#### Exercise prompt
Scan the data below for the string "this". Show every line where it turns up.

● ● ● ● ● ● ●

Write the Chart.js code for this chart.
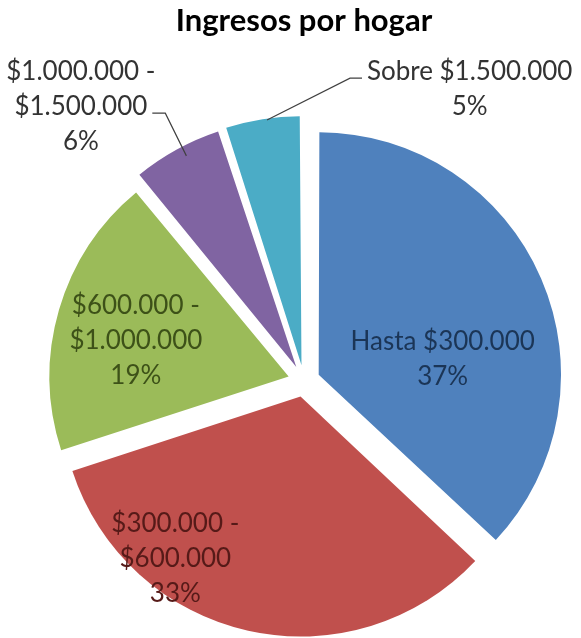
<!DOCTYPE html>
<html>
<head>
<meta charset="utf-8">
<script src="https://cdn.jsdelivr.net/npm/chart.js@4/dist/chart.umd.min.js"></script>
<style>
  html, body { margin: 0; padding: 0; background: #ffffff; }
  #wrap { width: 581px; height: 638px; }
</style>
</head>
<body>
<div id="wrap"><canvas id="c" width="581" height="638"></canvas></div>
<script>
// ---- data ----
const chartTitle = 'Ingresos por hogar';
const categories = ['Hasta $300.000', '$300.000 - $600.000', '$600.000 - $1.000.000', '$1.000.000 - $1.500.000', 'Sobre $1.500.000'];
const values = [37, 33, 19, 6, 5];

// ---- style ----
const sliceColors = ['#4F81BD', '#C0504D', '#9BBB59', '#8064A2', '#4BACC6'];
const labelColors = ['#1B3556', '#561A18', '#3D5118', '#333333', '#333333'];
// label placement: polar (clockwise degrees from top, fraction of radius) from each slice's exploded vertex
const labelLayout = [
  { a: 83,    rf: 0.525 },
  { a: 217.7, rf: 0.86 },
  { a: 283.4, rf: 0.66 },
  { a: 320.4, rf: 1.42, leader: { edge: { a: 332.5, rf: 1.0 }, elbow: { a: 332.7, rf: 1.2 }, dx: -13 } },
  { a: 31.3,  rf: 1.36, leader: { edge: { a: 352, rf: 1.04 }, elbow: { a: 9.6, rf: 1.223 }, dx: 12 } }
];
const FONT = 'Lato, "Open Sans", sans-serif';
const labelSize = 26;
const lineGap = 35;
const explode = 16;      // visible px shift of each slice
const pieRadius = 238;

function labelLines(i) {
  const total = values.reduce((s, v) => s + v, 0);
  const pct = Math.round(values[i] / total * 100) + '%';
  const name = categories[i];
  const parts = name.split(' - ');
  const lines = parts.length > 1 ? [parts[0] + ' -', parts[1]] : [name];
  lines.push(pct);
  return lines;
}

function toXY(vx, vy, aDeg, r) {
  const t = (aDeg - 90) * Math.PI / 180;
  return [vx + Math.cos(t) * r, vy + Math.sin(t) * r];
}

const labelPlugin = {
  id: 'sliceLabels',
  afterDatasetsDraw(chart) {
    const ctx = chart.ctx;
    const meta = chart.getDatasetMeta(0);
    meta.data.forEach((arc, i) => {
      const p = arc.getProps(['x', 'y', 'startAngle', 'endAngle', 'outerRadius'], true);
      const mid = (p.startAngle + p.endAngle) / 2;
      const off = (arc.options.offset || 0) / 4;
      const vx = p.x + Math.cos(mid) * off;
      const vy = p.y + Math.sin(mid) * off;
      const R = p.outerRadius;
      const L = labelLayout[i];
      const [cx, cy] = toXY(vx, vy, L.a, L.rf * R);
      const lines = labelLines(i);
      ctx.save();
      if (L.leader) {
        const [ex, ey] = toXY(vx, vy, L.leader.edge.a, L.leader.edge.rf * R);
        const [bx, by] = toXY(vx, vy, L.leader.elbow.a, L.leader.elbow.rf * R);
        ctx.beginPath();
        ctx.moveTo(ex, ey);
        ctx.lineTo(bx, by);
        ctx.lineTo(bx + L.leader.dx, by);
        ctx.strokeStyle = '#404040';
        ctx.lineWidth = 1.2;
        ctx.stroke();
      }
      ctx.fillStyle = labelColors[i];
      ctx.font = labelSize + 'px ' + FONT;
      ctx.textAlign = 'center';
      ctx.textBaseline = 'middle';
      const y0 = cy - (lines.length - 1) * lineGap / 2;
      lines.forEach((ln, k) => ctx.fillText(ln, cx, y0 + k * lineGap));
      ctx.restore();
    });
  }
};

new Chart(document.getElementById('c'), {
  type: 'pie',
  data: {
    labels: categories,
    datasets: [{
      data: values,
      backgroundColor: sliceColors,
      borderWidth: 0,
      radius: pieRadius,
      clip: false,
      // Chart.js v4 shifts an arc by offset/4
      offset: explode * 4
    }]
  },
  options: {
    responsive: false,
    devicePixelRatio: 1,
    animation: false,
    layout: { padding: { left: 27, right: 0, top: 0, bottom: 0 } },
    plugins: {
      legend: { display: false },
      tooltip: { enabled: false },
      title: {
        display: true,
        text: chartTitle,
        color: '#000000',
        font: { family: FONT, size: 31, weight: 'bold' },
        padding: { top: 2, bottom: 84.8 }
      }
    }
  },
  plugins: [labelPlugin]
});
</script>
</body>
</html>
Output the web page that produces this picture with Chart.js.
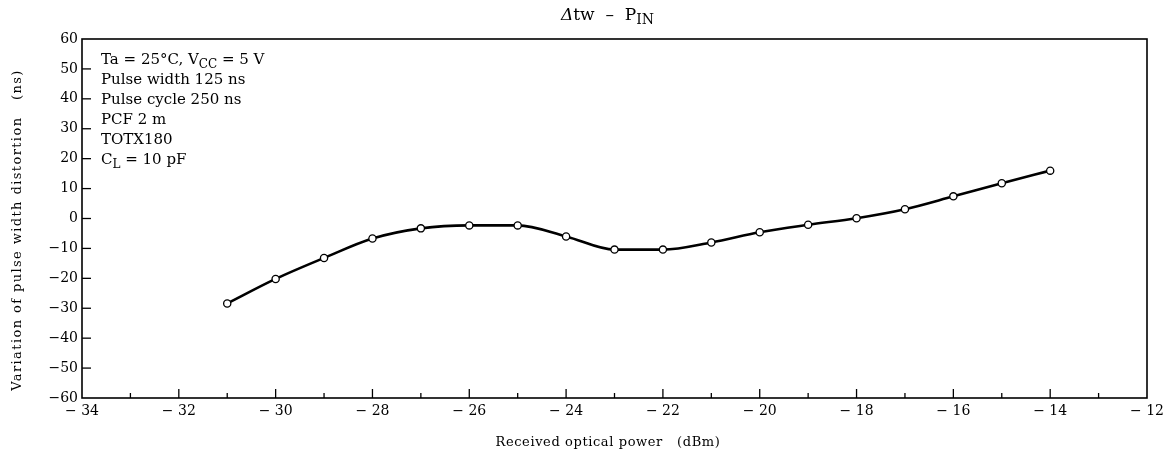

● ● ● ● ● ● ●

#### Exercise answer
Write the Chart.js code for this chart.
Output the web page that produces this picture with Chart.js.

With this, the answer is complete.